Source Pravda.Ru

C o m m e n t a r y Only Very Big War Can Help Bush

That US President George W. Bush is a fine orator and is backed by an extensive speech-writing outfit of a large nation is a long-known fact. The American president has good delivery, and can speak straight and strong, which he needed badly in the early hours of Wednesday /Moscow time/ when he made his traditional annual state of the union address.

The point is that complex situations in which American presidents have found themselves - or perhaps forced themselves - as Bush today have not occurred for a long time. "He needs to make the strongest speech in his life," was the general comment on the eve of the event.

Generally speaking, the state of the union message is a big book dealing with economics and social affairs in the US, rather than world issues of war and peace. The president's speech in Congress is an introduction, a kind of sales pitch for those who will later analyse the work of literally hundreds of experts. But even without a book it is common knowledge that the American economy is in a tight spot. Although growth has resumed, unemployment is serious, budget deficits frighteningly swollen and - most dangerous of all - there has been a drop in investments. If it goes on like this, capital might flee from America, something that has not been seen for a long time.

The world - and America - expected Bush to say key words on a war with Iraq. But there are many crucial nuances, and not only military ones, here. It is a long time since the US has planned to go to war amid an economic crisis. A crisis following a war did happen in America. But the reverse ... Even the US entry into the Second World War was separated by more than 11 years from the start of the Great Depression. The American public knows how to weigh everything in cents and dollars, in addition to human costs.

Speaking of money, the 400 billion dollars mentioned by Bush as allocated for health insurance programmes is a good sum, like many other allocations for education and other necessary things, mentioned in the speech. And these figures are, incidentally, bigger than assumed expenses on a war with Iraq.

But, on top of everything else, they increase the already dangerous budget deficit and do not guarantee a cardinal economic return to the "golden 1990s" sought eagerly by most Americans.
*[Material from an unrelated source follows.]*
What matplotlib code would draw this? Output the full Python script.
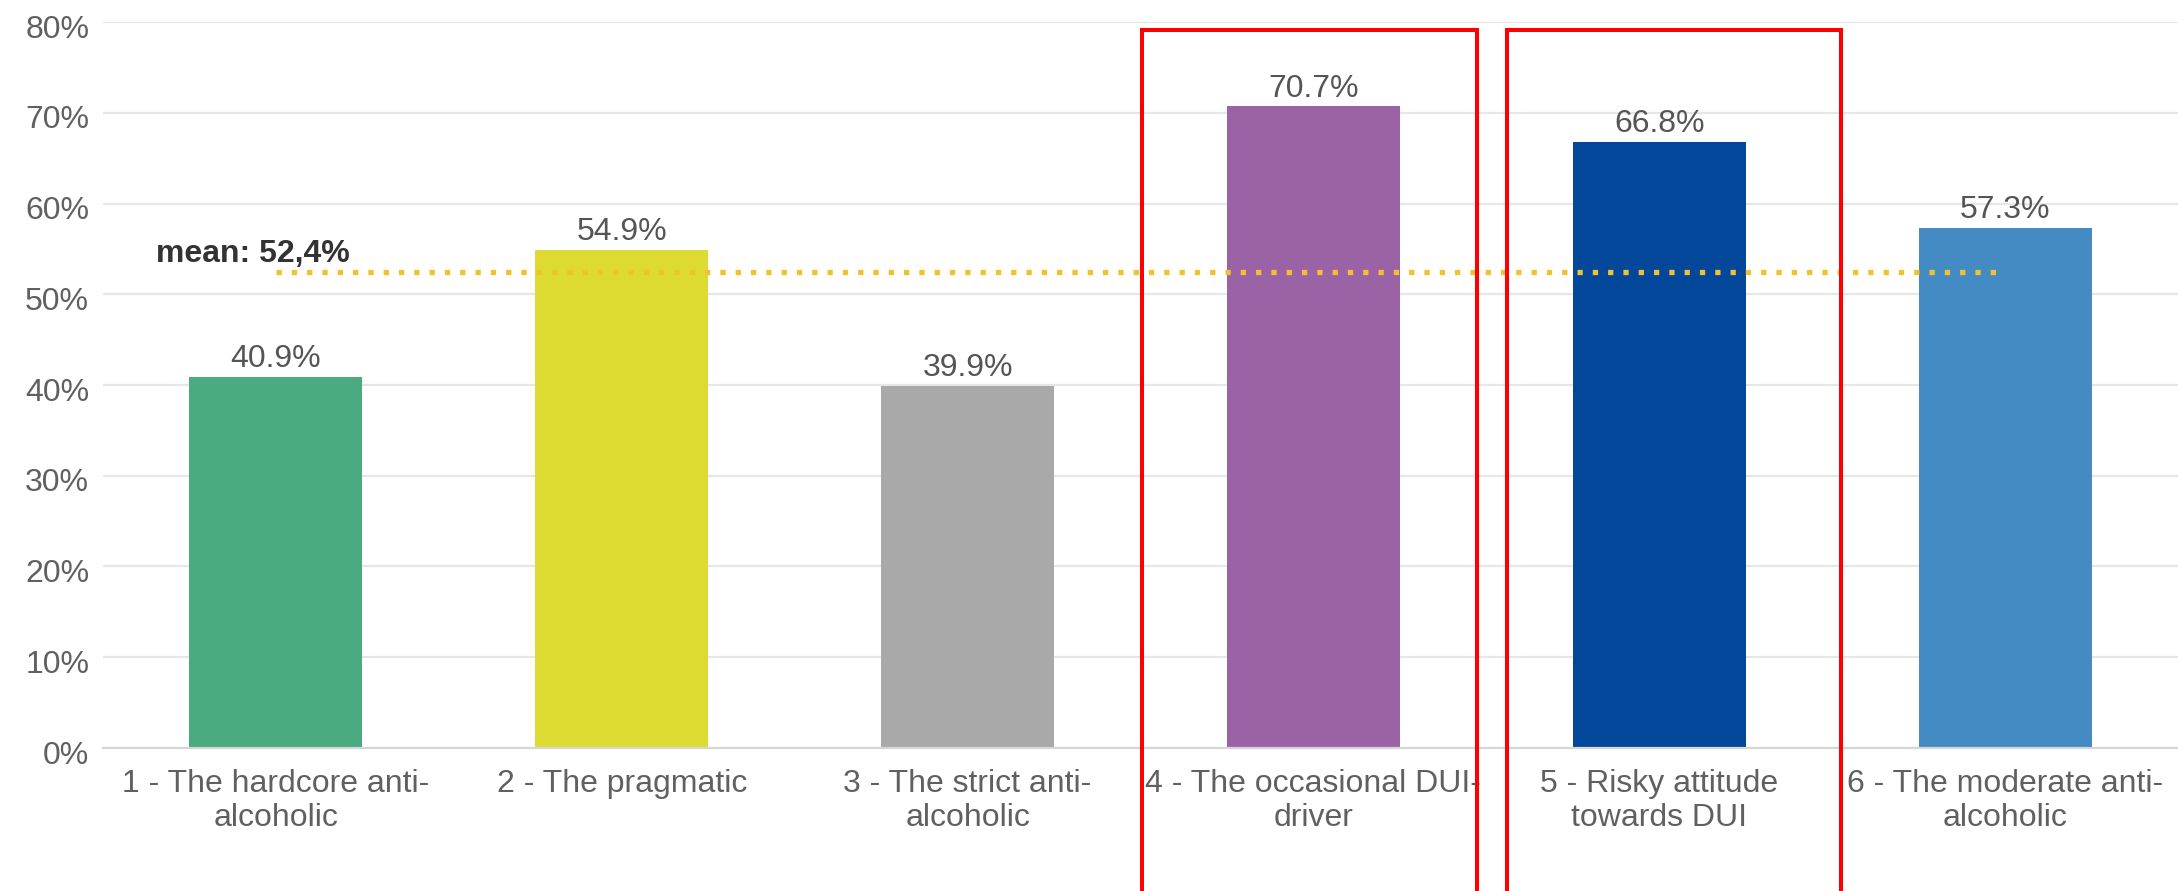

And perhaps the most important thing said by Bush in his speech is that economic growth is the only way of shedding the enormous growth budget deficit.

But here lies the main danger. The point is that the administration has already used up all its internal reserves. And only a very big war, like the Second World War, offers a chance to turn the tables and give an impetus to growth. A small war with a small nation involves expenses. Earnings are possible in entirely different cases. And a real enemy in a major war should be not smaller rogue nations, but key US competitors on world markets, say Europe.

It may be recalled that America's prosperity in the 1990s began with a reduction of military spending /"dividends of victory in the Cold War"/ but was supported by two extensive crises - a Yugoslav one in Europe and a financial one in Asia, with money fleeing the crisis-hit regions to America. So what kind of global cataclysm is to occur now for an economy handling 10 trillion dollars a year to again start growing at a pace able to absorb multi-billion budget deficits?

Maybe the Bush administration does not plan such a global upheaval - but this is what is most feared in Europe and the rest of the world and this is why Bush's foreign policy has already nearly isolated America. He might be pardoned a local gamble, with gnashing of the teeth. But the general fear is about a crushing of economies on the scale of continents. An Iraqi war, for example, would allow the US - theoretically - to flood the world with cheap oil and make some countries by far richer and others by far poorer, but also fully alter the political and military map of the Middle East. That is why almost no one wants that war, and not only for the reason that it is manifestly devoid of legal grounds.

This is a very big game, and it explains Washington's wavering. The main reason for the wavering is not that the administration has failed to convince the world, but that the Americans themselves have started to doubt. Recent Washington Post public opinion polls show that 58 per cent of the voters want more facts testifying to Saddam's guilt. Seventy-one per cent say that if the administration has evidence, it should go public with it. Lastly, an increasing percentage of the public wants to see UN inspectors working in Iraq, rather than American soldiers dying there. If this trend is not bucked literally now, there will be no time left to launch a war before the April heat.

So the main novel feature of the Bush speech is an obvious plan of battle for American minds /other minds are understandably irrelevant/. And the instantly famous words that "the course of this nation does not depend on decisions of others" is no longer news. This we have already heard.